大学卒業後は、大阪市立大学(現・大阪公立大学)医学部で2年間研修を受けました。当初は、私の実父と同じ「リウマチ膠原病内科」を専門にしようかと考えていたのですが、研修2年目のときに消化器内科で内視鏡カメラを扱ってから、その性能や技術の虜になってしまったんです。早期胃癌の内視鏡手術(ESD)、胆膵内視鏡(ERCP)の手技なども学ぶうちに専門性を極めたくなり、同大学の消化器内科に入局しました。
研修後には、同大学医学部附属病院やその関連病院、国内留学で大阪国際がんセンターに勤務し、胃がんや大腸がん、咽頭がん、食道がん、大腸がん、十二指腸がんといった消化器がんすべての診断と内視鏡治療に携わってきました。その中で、非常に高い技術が求められるESD(内視鏡的粘膜下層剥離術)も数多く経験してきましたし、大阪国際がんセンターでは、咽頭がんや喉頭がんを発見するための世界初のリアルタイム診断AIの研究開発にも携わりました。

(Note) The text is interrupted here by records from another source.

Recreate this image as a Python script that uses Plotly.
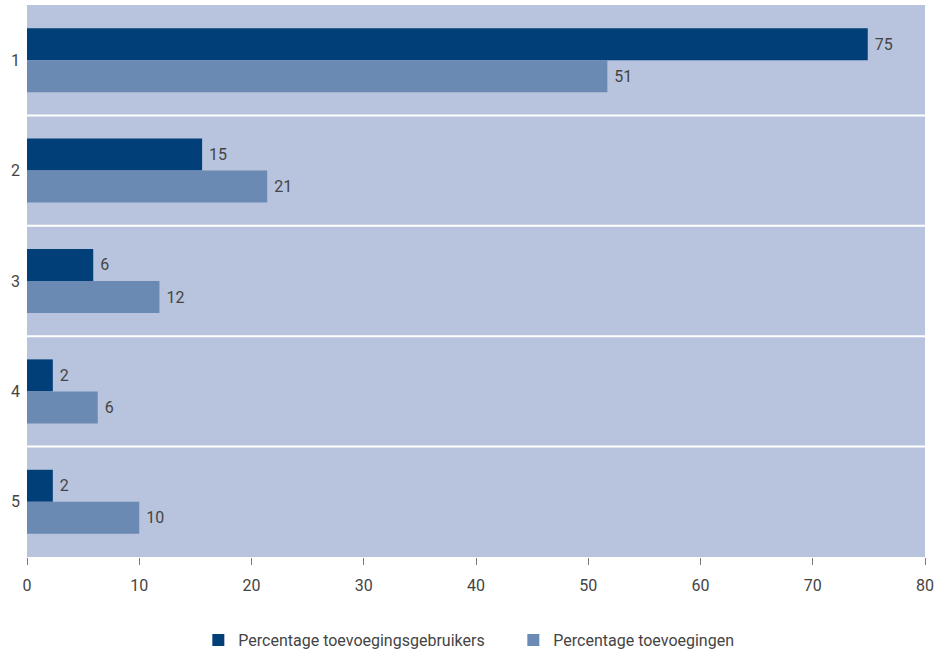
import plotly.graph_objects as go

# === Data ===
categories = ['1', '2', '3', '4', '5']
gebruikers = [74.9, 15.6, 5.9, 2.3, 2.3]
gebruikers_labels = ['75', '15', '6', '2', '2']
toevoegingen = [51.7, 21.4, 11.8, 6.3, 10.0]
toevoegingen_labels = ['51', '21', '12', '6', '10']
x_ticks = [0, 10, 20, 30, 40, 50, 60, 70, 80]

DARK = '#003f78'
LIGHT = '#6a89b3'
BG = '#b8c4dd'
TEXT = '#444444'
FONT = 'Roboto, sans-serif'

fig = go.Figure()

fig.add_trace(go.Bar(
    y=categories, x=gebruikers, orientation='h',
    name='Percentage toevoegingsgebruikers',
    marker=dict(color=DARK, line=dict(width=0)),
    text=[' ' + t for t in gebruikers_labels],
    textposition='outside', cliponaxis=False,
    textfont=dict(color=TEXT, size=16, family=FONT),
))
fig.add_trace(go.Bar(
    y=categories, x=toevoegingen, orientation='h',
    name='Percentage toevoegingen',
    marker=dict(color=LIGHT, line=dict(width=0)),
    text=[' ' + t for t in toevoegingen_labels],
    textposition='outside', cliponaxis=False,
    textfont=dict(color=TEXT, size=16, family=FONT),
))

# witte scheidingslijnen tussen de categorieen
for i in range(len(categories) - 1):
    fig.add_shape(type='line', xref='paper', yref='y',
                  x0=0, x1=1, y0=i + 0.5, y1=i + 0.5,
                  line=dict(color='white', width=2), layer='above')

fig.update_layout(
    width=945, height=652,
    barmode='group', bargap=0.42, bargroupgap=0,
    paper_bgcolor='white', plot_bgcolor=BG,
    font=dict(family=FONT, color=TEXT, size=16),
    margin=dict(l=27, r=20, t=5, b=95),
    showlegend=True,
    legend=dict(
        orientation='h', x=0.1908, xanchor='left',
        yref='container', y=0.0184, yanchor='middle',
        font=dict(size=16, color=TEXT, family=FONT),
        traceorder='normal', itemwidth=30,
        entrywidth=270, entrywidthmode='pixels',
    ),
)

fig.update_xaxes(
    range=[0, 80], tickvals=x_ticks, showgrid=False, zeroline=False,
    ticks='outside', ticklen=7, tickcolor='#777777', tickwidth=1,
    tickfont=dict(size=16, color=TEXT), showline=False, automargin=False,
    ticklabelstandoff=7,
)
fig.update_yaxes(
    autorange='reversed', showgrid=False, zeroline=False, ticks='',
    tickfont=dict(size=16, color=TEXT), ticklabelstandoff=6, automargin=False,
)

fig.write_html('out.html', config={'displayModeBar': False},
               post_script="document.body.style.margin='0';")
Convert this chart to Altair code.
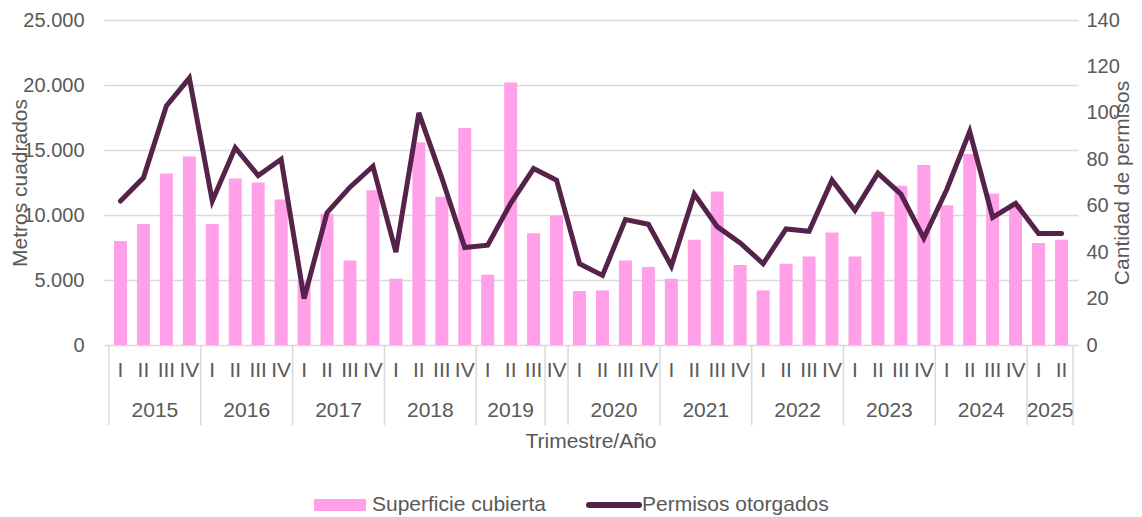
import altair as alt
import pandas as pd

# ---------------- data ----------------
quarters = ["I", "II", "III", "IV"] * 10 + ["I", "II"]
superficie = [
    8000, 9300, 13200, 14500,     # 2015
    9300, 12800, 12500, 11200,    # 2016
    4900, 10100, 6500, 11900,     # 2017
    5100, 15600, 11400, 16700,    # 2018
    5400, 20200, 8600, 9950,      # 2019
    4150, 4200, 6500, 6000,       # 2020
    5100, 8100, 11800, 6150,      # 2021
    4200, 6250, 6800, 8650,       # 2022
    6800, 10250, 12250, 13850,    # 2023
    10750, 14700, 11650, 10800,   # 2024
    7850, 8100,                   # 2025
]
permisos = [
    62, 72, 103, 115,
    62, 85, 73, 80,
    20, 57, 68, 77,
    40, 100, 72, 42,
    43, 61, 76, 71,
    35, 30, 54, 52,
    34, 65, 51, 44,
    35, 50, 49, 71,
    58, 74, 65, 46,
    67, 92, 55, 61,
    48, 48,
]
year_labels = ["2015", "2016", "2017", "2018", "2019", "", "2020", "2021",
               "2022", "2023", "2024", "2025"]
group_sizes = [4, 4, 4, 4, 3, 1, 4, 4, 4, 4, 4, 2]
series_names = ["Superficie cubierta", "Permisos otorgados"]
left_ticks = [0, 5000, 10000, 15000, 20000, 25000]
right_ticks = [0, 20, 40, 60, 80, 100, 120, 140]
axis_title_x = "Trimestre/Año"

# ---------------- tables ----------------
n = len(superficie)
df = pd.DataFrame({
    "pos": [i + 0.5 for i in range(n)],
    "trimestre": quarters,
    "sup": superficie,
    "perm": permisos,
})
bounds = [0]
for s in group_sizes:
    bounds.append(bounds[-1] + s)
ydf = pd.DataFrame({"year": year_labels, "start": bounds[:-1], "end": bounds[1:]})
bdf = pd.DataFrame({"b": bounds})

# ---------------- style ----------------
W, H = 974, 325
PINK = "#FFA0E8"
DARK = "#55234A"
GRAY = "#595959"
GRID = "#D9D9D9"
FONT = "Liberation Sans"
FS = 21
TFS = 20

xscale = alt.Scale(domain=[0, n], nice=False, zero=False)

bars = alt.Chart(df).mark_bar(size=13, color=PINK).encode(
    x=alt.X("pos:Q", scale=xscale, axis=None),
    y=alt.Y(
        "sup:Q",
        scale=alt.Scale(domain=[0, 25000], nice=False),
        axis=alt.Axis(
            values=left_ticks,
            labelExpr="replace(format(datum.value, ','), ',', '.')",
            grid=True, gridColor=GRID, gridWidth=1.5,
            labelPadding=20,
            title="Metros cuadrados",
            titleAngle=270, titleX=-84, titleY=H / 2,
            titleAlign="center", titleBaseline="middle",
        ),
    ),
)

line = alt.Chart(df).mark_line(
    color=DARK, strokeWidth=5, strokeCap="round", strokeJoin="miter"
).encode(
    x=alt.X("pos:Q", scale=xscale, axis=None),
    y=alt.Y(
        "perm:Q",
        scale=alt.Scale(domain=[0, 140], nice=False),
        axis=alt.Axis(
            orient="right", values=right_ticks, grid=False,
            labelPadding=8,
            title="Cantidad de permisos",
            titleAngle=270, titleX=44, titleY=H / 2,
            titleAlign="center", titleBaseline="middle",
        ),
    ),
)

sep = alt.Chart(bdf).mark_rule(color=GRID, strokeWidth=1.5).encode(
    x=alt.X("b:Q", scale=xscale, axis=None),
    y=alt.value(H),
    y2=alt.value(H + 80),
)

qtext = alt.Chart(df).mark_text(
    font=FONT, fontSize=FS, color=GRAY, baseline="middle"
).encode(
    x=alt.X("pos:Q", scale=xscale, axis=None),
    y=alt.value(H + 26),
    text="trimestre:N",
)

ytext = alt.Chart(ydf).transform_calculate(
    mid="(datum.start + datum.end) / 2"
).mark_text(font=FONT, fontSize=FS, color=GRAY, baseline="middle").encode(
    x=alt.X("mid:Q", scale=xscale, axis=None),
    y=alt.value(H + 66),
    text="year:N",
)

xtitle = alt.Chart(pd.DataFrame({"t": [axis_title_x]})).mark_text(
    font=FONT, fontSize=FS, color=GRAY, baseline="middle"
).encode(x=alt.value(W / 2), y=alt.value(H + 97), text="t:N")

leg1_sym = alt.Chart(pd.DataFrame({"name": [series_names[0]]})).mark_rect(color=PINK).encode(
    x=alt.value(210), x2=alt.value(262), y=alt.value(H + 154), y2=alt.value(H + 166)
)
leg1_txt = alt.Chart(pd.DataFrame({"name": [series_names[0]]})).mark_text(
    font=FONT, fontSize=FS, color=GRAY, align="left", baseline="middle"
).encode(x=alt.value(268), y=alt.value(H + 160), text="name:N")

leg2_sym = alt.Chart(pd.DataFrame({"name": [series_names[1]]})).mark_rule(
    color=DARK, strokeWidth=6, strokeCap="round"
).encode(x=alt.value(485), x2=alt.value(535), y=alt.value(H + 160))
leg2_txt = alt.Chart(pd.DataFrame({"name": [series_names[1]]})).mark_text(
    font=FONT, fontSize=FS, color=GRAY, align="left", baseline="middle"
).encode(x=alt.value(538), y=alt.value(H + 160), text="name:N")

chart = alt.layer(
    bars, sep, line, qtext, ytext, xtitle, leg1_sym, leg1_txt, leg2_sym, leg2_txt
).resolve_scale(y="independent").properties(
    width=W, height=H,
    autosize=alt.AutoSizeParams(type="none"),
    padding={"left": 96, "top": 12, "right": 56, "bottom": 172},
).configure_view(stroke=None).configure_axis(
    labelFont=FONT, labelFontSize=TFS, labelColor=GRAY,
    titleFont=FONT, titleFontSize=FS, titleColor=GRAY, titleFontWeight="normal",
    domain=False, ticks=False,
)

chart.save("out.html", embed_options={"renderer": "svg", "actions": False})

一方で、いずれは開業医になるつもりでしたので、大阪国際がんセンターに勤務する前に勤めていた東住吉森本病院という地域中核病院での勤務も続け、救急患者への対応と、高血圧などの生活習慣病や風邪、アレルギーといった内科全般の診療についても臨床経験を積んできました。
先端医療にも携わってこられた河野先生が、いずみ医院に入職されたのは、どのような経緯があったのでしょうか?
勤務医時代は、とにかく忙しく、これまで家族と過ごす時間もほとんど持てずに来てしまったんです。そろそろ、少し時間にゆとりを持ちながら地域医療に貢献していきたいと考え始めていたときに、妻の実家のいずみ医院が代替わりを考えているというので、良い機会だなと思い、2023年7月から副院長として入職しました。
現在は、いずみ医院の診療に加えて、後進育成のために大阪公立大学医学部附属病院勤務や東住吉森本病院、私の実家のクリニックの診療も掛け持ちで続けておりますが、いずれは完全に引き継いで、開業医として地域医療を担っていきたいと考えています。